His records are an immaculate illustration of the sweeping changes the sands of time have brought about.

The club held its dinner dance in Kee’s Hotel in 1977, with each dinner costing the club £2. The attendance of 122 each paid £2.50.

Their profit from the 1975 dinner dance was £19, with other fund-raisers that year including a ten-week draw that raised £300 and a Christmas bazar that boosted the coffers by £254.

The Butt Hall allocated four Thursdays a year to the club to hold fund-raising dances. In 1976, the entertainment included The Mainliners, The Champions, Brendan Shine and the Cotton Mill Boys, those functions earning profits of £115, £32, £77 and £184.

“An interesting one in 1976 was a house card drive I used to organise,” he adds. “We had 41 houses each holding a 25 card drive for eight people who paid £1 to play. We made £175 over 41 nights. Imagine!”

Gate receipts in 1976 totalled £86 and 22 club members headed to Castlebar for a weekend that cost the princely sum of £193.

The Social Centre was first opened in 1974. Since then the place has seen rapid transformation into a county ground fit to hold major games such as last summer’s Ulster SFC blockbuster between Donegal and Tyrone.

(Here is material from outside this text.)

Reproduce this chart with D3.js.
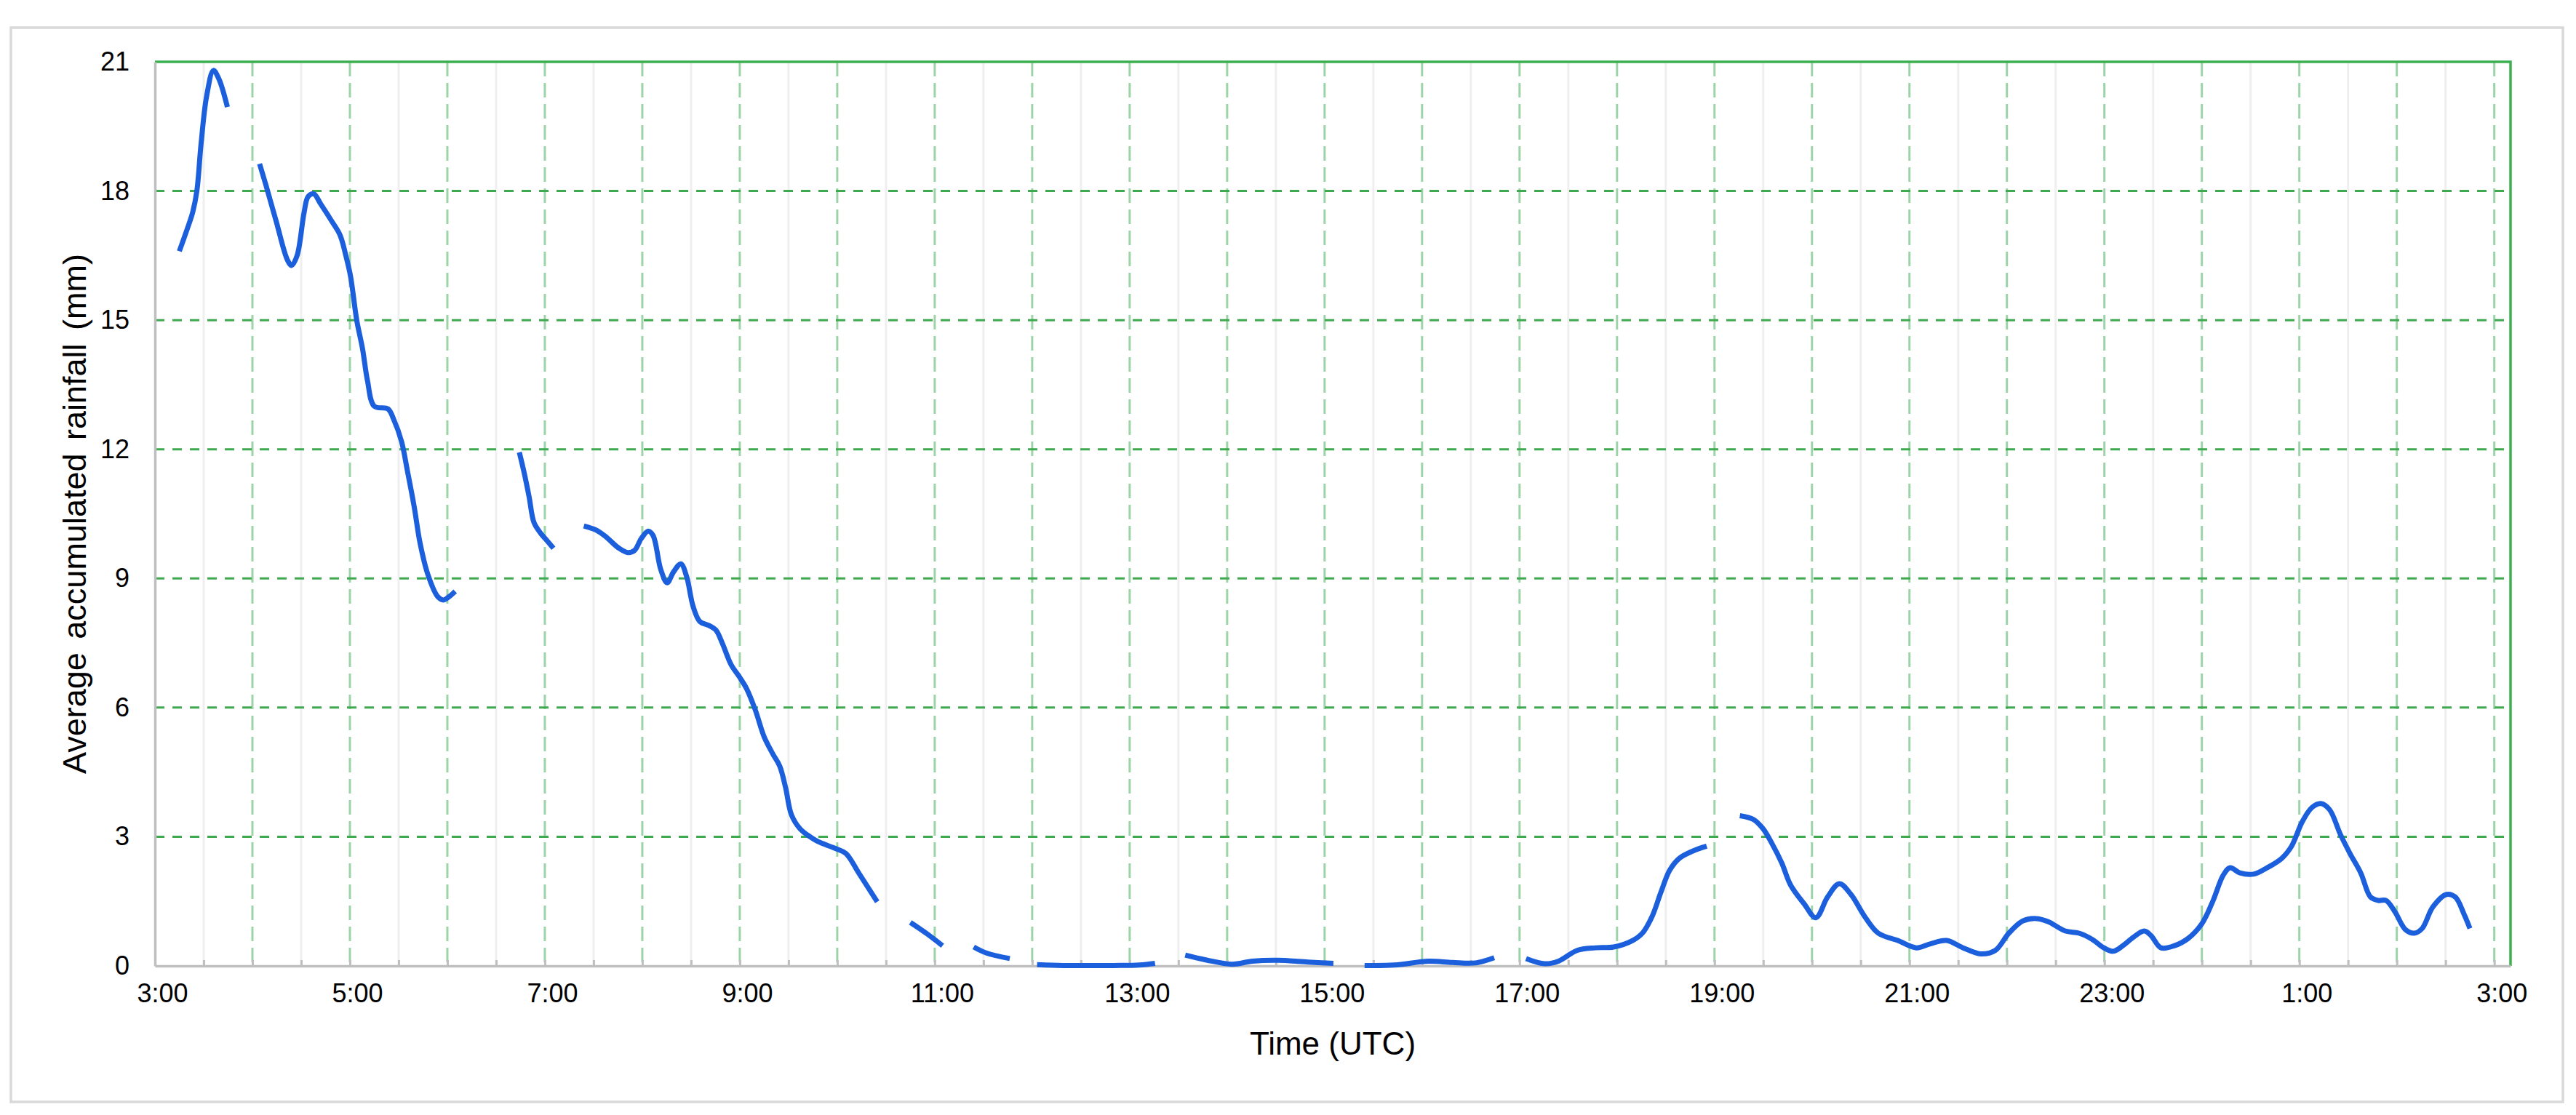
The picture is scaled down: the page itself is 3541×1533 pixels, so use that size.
<!DOCTYPE html>
<html>
<head>
<meta charset="utf-8">
<style>
    body {
        margin: 0;
        background: #fff;
    }

    svg {
        display: block;
    }

    text {
        font-family: "Liberation Sans", Arial, sans-serif;
        fill: #000;
    }
</style>
</head>
<body>
<svg id="chart"></svg>
<script src="https://cdn.jsdelivr.net/npm/d3@7"></script>
<script>
    // minutes after 03:00 UTC; a null rainfall value breaks the line
    var timeMinutes = [
        15, 19.7, 23.2, 25.8, 28.4, 31.8, 36, 39.4, 44.6, 52,
        64.4, 68.6, 74.6, 81.5, 84.1, 87.5, 91.8, 94.3, 97.8, 102, 108.8, 114, 117.5, 120.4, 124.2,
        127.8, 130.8, 135, 143.4, 147, 151.8, 155.4, 159.6, 163.2, 168, 174, 177.6, 181.2, 184.8, 200,
        224.3, 227.3, 230.3, 233.3, 237.4, 241.3, 245.3, 255,
        264, 271.2, 277.2, 285.3, 291, 295.2, 299.4, 303.6, 306.6, 311.4, 315.3, 319.2, 323.7, 327.3,
        331.2, 335.4, 341.4, 345.3, 349.2, 354.6, 360, 364.2, 369.6, 375, 380.4, 384.6, 388.2, 391.8,
        397.2, 403.2, 408, 419.4, 425.4, 433.2, 444.6, 455,
        465, 474, 484.8, 495,
        504, 511.8, 526.2, 535,
        543, 559, 590, 606, 615.6, 625,
        634.2, 646.8, 663, 675.6, 691.2, 709.8, 725.4, 735,
        744.6, 763, 784, 798.6, 813, 824.4, 834,
        844, 855.6, 864, 875.4, 886.8, 898, 909.6, 915.6, 921.6, 927, 932.4, 938.4, 946.8, 955.2, 965,
        975.6, 984, 990, 995.4, 1001.4, 1006.8, 1015.2, 1022.4, 1029.6, 1036.8, 1044, 1052.4, 1060.8,
        1072.8, 1084.2, 1092.6, 1102.8, 1113, 1123.8, 1132.8, 1141.2, 1149.6, 1158, 1165.2, 1176,
        1184.4, 1192.8, 1198.8, 1205.4, 1211.4, 1218, 1224.6, 1228.8, 1234.8, 1243.2, 1251.6, 1260,
        1266.6, 1273.2, 1277.4, 1283.4, 1291.8, 1300.2, 1309.2, 1315.2, 1321.8, 1327.8, 1333.2, 1338.6,
        1345.2, 1351.2, 1357.8, 1363.8, 1368.6, 1373.4, 1378.8, 1385.4, 1390.8, 1395.6, 1402.2, 1410.6,
        1416, 1421.4, 1425
    ];

    var rainfallMm = [
        16.6, 17.1, 17.5, 18.0, 19.1, 20.2, 20.8, 20.6, 19.95, null,
        18.63, 18.1, 17.3, 16.4, 16.27, 16.5, 17.5, 17.87, 17.93, 17.7, 17.3, 16.97, 16.5, 16.02, 15.0,
        14.33, 13.6, 13.0, 12.94, 12.69, 12.18, 11.5, 10.66, 9.82, 9.09, 8.58, 8.5, 8.58, 8.7, null,
        11.93, 11.45, 10.9, 10.3, 10.05, 9.88, 9.7, null,
        10.22, 10.13, 9.98, 9.71, 9.6, 9.65, 9.93, 10.1, 10.0, 9.2, 8.9, 9.15, 9.34, 9.04,
        8.36, 8.0, 7.9, 7.8, 7.5, 7.0, 6.7, 6.44, 5.94, 5.32, 4.92, 4.64, 4.14, 3.51,
        3.18, 3.0, 2.89, 2.72, 2.61, 2.16, 1.49, null,
        1.01, 0.78, 0.47, null,
        0.44, 0.30, 0.17, null,
        0.03, 0.01, 0.01, 0.02, 0.06, null,
        0.25, 0.14, 0.04, 0.11, 0.13, 0.09, 0.06, null,
        0.01, 0.02, 0.11, 0.08, 0.07, 0.19, null,
        0.17, 0.05, 0.11, 0.36, 0.42, 0.44, 0.59, 0.76, 1.15, 1.71, 2.22, 2.5, 2.67, 2.78, null,
        3.49, 3.40, 3.18, 2.84, 2.39, 1.88, 1.44, 1.12, 1.6, 1.91, 1.66, 1.15, 0.76,
        0.59, 0.42, 0.51, 0.59, 0.42, 0.28, 0.36, 0.76, 1.04, 1.10, 1.03, 0.81,
        0.76, 0.61, 0.44, 0.34, 0.47, 0.67, 0.81, 0.70, 0.42, 0.47, 0.64, 0.98,
        1.49, 2.11, 2.28, 2.16, 2.13, 2.28, 2.5, 2.78, 3.35, 3.68, 3.77, 3.63,
        3.06, 2.61, 2.16, 1.6, 1.52, 1.52, 1.26, 0.84, 0.76, 0.87, 1.37, 1.66,
        1.6, 1.2, 0.87
    ];

    var yTicks = [0, 3, 6, 9, 12, 15, 18, 21];
    var xEndMinutes = 1450;   // axis runs a little past 03:00 of the next day

    var width = 3541;
    var height = 1533;
    var margin = { top: 85, right: 90, bottom: 205, left: 213 };
    var innerW = width - margin.left - margin.right;
    var innerH = height - margin.top - margin.bottom;

    var START = Date.UTC(2000, 0, 1, 3, 0);
    function toDate(m) { return new Date(START + m * 60000); }
    function minutesOf(d) { return Math.round((d - START) / 60000); }

    var data = timeMinutes.map(function (t, i) { return { t: t, v: rainfallMm[i] }; });

    var x = d3.scaleUtc().domain([toDate(0), toDate(xEndMinutes)]).range([0, innerW]);
    var y = d3.scaleLinear().domain([0, 21]).range([innerH, 0]);

    var svg = d3.select("#chart").attr("width", width).attr("height", height);

    // outer frame
    svg.append("rect")
        .attr("x", 15).attr("y", 38)
        .attr("width", width - 33).attr("height", height - 56)
        .attr("fill", "none").attr("stroke", "#d9d9d9").attr("stroke-width", 3.5);

    var g = svg.append("g").attr("transform", "translate(" + margin.left + "," + margin.top + ")");

    var halfHours = d3.range(30, xEndMinutes, 30);

    // half-hour grid (light grey)
    g.append("g").selectAll("line")
        .data(halfHours.filter(function (m) { return m % 60 !== 0; }))
        .enter().append("line")
        .attr("x1", function (m) { return x(toDate(m)); })
        .attr("x2", function (m) { return x(toDate(m)); })
        .attr("y1", 0).attr("y2", innerH)
        .attr("stroke", "#efefef").attr("stroke-width", 3);

    // hourly grid (light green dashed)
    g.append("g").selectAll("line")
        .data(halfHours.filter(function (m) { return m % 60 === 0; }))
        .enter().append("line")
        .attr("x1", function (m) { return x(toDate(m)); })
        .attr("x2", function (m) { return x(toDate(m)); })
        .attr("y1", 0).attr("y2", innerH)
        .attr("stroke", "#9cd4a7").attr("stroke-width", 3)
        .attr("stroke-dasharray", "20,9");

    // horizontal grid (green dashed)
    g.append("g").selectAll("line")
        .data(yTicks.filter(function (v) { return v > 0 && v < 21; }))
        .enter().append("line")
        .attr("x1", 0).attr("x2", innerW)
        .attr("y1", function (v) { return y(v); })
        .attr("y2", function (v) { return y(v); })
        .attr("stroke", "#3fa94f").attr("stroke-width", 3)
        .attr("stroke-dasharray", "13,11");

    // top and right border
    g.append("path")
        .attr("d", "M0,0H" + innerW + "V" + innerH)
        .attr("fill", "none").attr("stroke", "#3cb050").attr("stroke-width", 3.5);

    // x axis
    var fmt = d3.utcFormat("%-H:%M");
    var xAxis = d3.axisBottom(x)
        .tickValues(d3.range(0, xEndMinutes, 30).map(toDate))
        .tickSize(-8).tickSizeOuter(0).tickPadding(24)
        .tickFormat(function (d) { return minutesOf(d) % 120 === 0 ? fmt(d) : ""; });

    var gx = g.append("g").attr("transform", "translate(0," + innerH + ")").call(xAxis);
    gx.select(".domain").attr("stroke", "#bfbfbf").attr("stroke-width", 3.5);
    gx.selectAll(".tick line").attr("stroke", "#bfbfbf").attr("stroke-width", 3);
    gx.selectAll(".tick text").attr("font-size", 36).attr("dx", 10)
        .style("font-family", "'Liberation Sans', Arial, sans-serif").attr("fill", "#000");

    // y axis
    var yAxis = d3.axisLeft(y).tickValues(yTicks).tickSize(0).tickSizeOuter(0).tickPadding(35);
    var gy = g.append("g").call(yAxis);
    gy.select(".domain").attr("stroke", "#bfbfbf").attr("stroke-width", 3.5);
    gy.selectAll(".tick text").attr("font-size", 36)
        .style("font-family", "'Liberation Sans', Arial, sans-serif").attr("fill", "#000");

    // rainfall line
    var line = d3.line()
        .defined(function (d) { return d.v !== null; })
        .x(function (d) { return x(toDate(d.t)); })
        .y(function (d) { return y(d.v); })
        .curve(d3.curveCatmullRom.alpha(0.5));

    g.append("path")
        .datum(data)
        .attr("d", line)
        .attr("fill", "none")
        .attr("stroke", "#1c5fdd")
        .attr("stroke-width", 7)
        .attr("stroke-linejoin", "round");

    // axis titles
    svg.append("text")
        .attr("x", margin.left + innerW / 2).attr("y", 1450)
        .attr("text-anchor", "middle").attr("font-size", 44)
        .text("Time (UTC)");

    svg.append("text")
        .attr("transform", "translate(118," + (margin.top + innerH / 2) + ") rotate(-90)")
        .attr("text-anchor", "middle").attr("font-size", 45)
        .style("word-spacing", "6px")
        .text("Average accumulated rainfall (mm)");
</script>
</body>
</html>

The County Board developed the pitch and the ground, but it is the club who took the lead with the ancillary facilities.

“We had to develop the place,” says Eugene, who also serves as secretary of the pitch maintenance committee.

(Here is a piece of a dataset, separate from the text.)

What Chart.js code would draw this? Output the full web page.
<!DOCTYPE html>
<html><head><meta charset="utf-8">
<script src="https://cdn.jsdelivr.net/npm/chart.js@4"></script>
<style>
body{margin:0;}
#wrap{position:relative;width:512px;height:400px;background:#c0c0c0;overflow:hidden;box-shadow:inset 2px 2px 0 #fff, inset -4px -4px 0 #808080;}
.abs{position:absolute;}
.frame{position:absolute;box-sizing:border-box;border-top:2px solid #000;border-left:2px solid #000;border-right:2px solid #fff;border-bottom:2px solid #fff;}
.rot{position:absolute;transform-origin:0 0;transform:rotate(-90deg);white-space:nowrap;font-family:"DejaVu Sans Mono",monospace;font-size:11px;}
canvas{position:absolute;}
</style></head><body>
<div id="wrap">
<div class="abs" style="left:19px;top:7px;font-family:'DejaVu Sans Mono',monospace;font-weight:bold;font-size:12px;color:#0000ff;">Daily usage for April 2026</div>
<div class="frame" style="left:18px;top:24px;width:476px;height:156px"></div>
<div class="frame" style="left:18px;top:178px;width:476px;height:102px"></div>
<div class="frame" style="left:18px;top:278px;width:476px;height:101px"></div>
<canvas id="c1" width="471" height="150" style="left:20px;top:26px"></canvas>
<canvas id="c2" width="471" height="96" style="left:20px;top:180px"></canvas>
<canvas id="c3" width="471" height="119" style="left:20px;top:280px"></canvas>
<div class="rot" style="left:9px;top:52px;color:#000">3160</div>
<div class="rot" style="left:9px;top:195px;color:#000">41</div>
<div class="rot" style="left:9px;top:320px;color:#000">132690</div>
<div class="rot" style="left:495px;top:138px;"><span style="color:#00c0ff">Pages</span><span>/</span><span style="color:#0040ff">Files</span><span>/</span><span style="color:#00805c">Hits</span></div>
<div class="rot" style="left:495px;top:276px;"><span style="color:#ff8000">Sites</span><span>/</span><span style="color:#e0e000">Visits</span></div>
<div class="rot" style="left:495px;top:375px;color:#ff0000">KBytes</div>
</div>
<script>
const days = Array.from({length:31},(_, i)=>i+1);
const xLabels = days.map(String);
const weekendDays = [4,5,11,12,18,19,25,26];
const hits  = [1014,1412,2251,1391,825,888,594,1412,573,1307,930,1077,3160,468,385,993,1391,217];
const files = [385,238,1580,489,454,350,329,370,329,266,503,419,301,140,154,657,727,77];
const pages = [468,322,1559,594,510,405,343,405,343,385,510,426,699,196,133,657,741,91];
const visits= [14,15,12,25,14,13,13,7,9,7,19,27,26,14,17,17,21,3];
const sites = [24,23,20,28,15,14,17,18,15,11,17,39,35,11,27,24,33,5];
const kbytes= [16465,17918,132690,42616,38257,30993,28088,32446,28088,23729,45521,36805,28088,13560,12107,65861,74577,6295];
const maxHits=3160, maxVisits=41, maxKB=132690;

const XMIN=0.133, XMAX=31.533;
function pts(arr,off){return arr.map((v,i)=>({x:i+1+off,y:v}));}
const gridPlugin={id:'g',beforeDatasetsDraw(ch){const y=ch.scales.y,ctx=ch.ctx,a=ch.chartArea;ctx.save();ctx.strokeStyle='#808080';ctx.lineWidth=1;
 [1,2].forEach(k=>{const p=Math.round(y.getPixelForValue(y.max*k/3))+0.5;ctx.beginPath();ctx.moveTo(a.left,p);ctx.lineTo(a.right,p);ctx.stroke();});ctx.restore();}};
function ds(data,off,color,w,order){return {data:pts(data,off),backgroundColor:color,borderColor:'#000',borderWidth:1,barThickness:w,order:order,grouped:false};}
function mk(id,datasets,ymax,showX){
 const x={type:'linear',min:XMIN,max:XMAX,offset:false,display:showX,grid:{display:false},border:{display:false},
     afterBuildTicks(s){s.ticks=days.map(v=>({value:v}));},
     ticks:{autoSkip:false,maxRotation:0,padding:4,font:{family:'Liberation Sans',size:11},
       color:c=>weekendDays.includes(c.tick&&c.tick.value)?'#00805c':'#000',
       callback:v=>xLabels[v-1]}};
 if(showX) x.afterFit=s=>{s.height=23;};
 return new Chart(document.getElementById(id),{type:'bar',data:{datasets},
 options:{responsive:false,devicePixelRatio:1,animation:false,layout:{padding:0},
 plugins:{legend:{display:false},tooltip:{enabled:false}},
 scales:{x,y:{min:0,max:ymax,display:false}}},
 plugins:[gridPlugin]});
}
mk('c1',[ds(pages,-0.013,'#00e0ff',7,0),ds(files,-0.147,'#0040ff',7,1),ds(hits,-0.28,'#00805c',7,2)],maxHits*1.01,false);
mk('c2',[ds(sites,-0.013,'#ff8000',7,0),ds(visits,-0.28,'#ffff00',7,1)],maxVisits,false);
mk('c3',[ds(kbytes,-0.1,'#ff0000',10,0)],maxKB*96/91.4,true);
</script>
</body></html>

“There was no point in us having a pitch and no modern facilities around it. You have to have the whole package now to get hosting big games.

“I remember when there were no changing rooms or showers and we changed in the Butt Hall. There’s some difference now.”

Their loan on the development has been chipped away over the last five years and the club has had to be novel in its fund-raising.

“We still have the lotto and the bingo, but we have a lot more too,” he says.

“We did boxing last year, we had the Strictly Come Dancing for a couple of years. Next weekend we’re running The Kube in the Villa Rose and it’s nearly sold out. You have to try and have something different every year. People get tired of having the same thing.”

Married to Helen, the club have two sons, Kevin and Shaun. Being the treasurer of CLG Seán MacCumaills is just a way of life.

“It’s been enjoyable, but it is tough to keep it up,” he says.

“I’d really miss it if I left it. I really enjoy it. I’ll hardly see another forty years at it mind you.”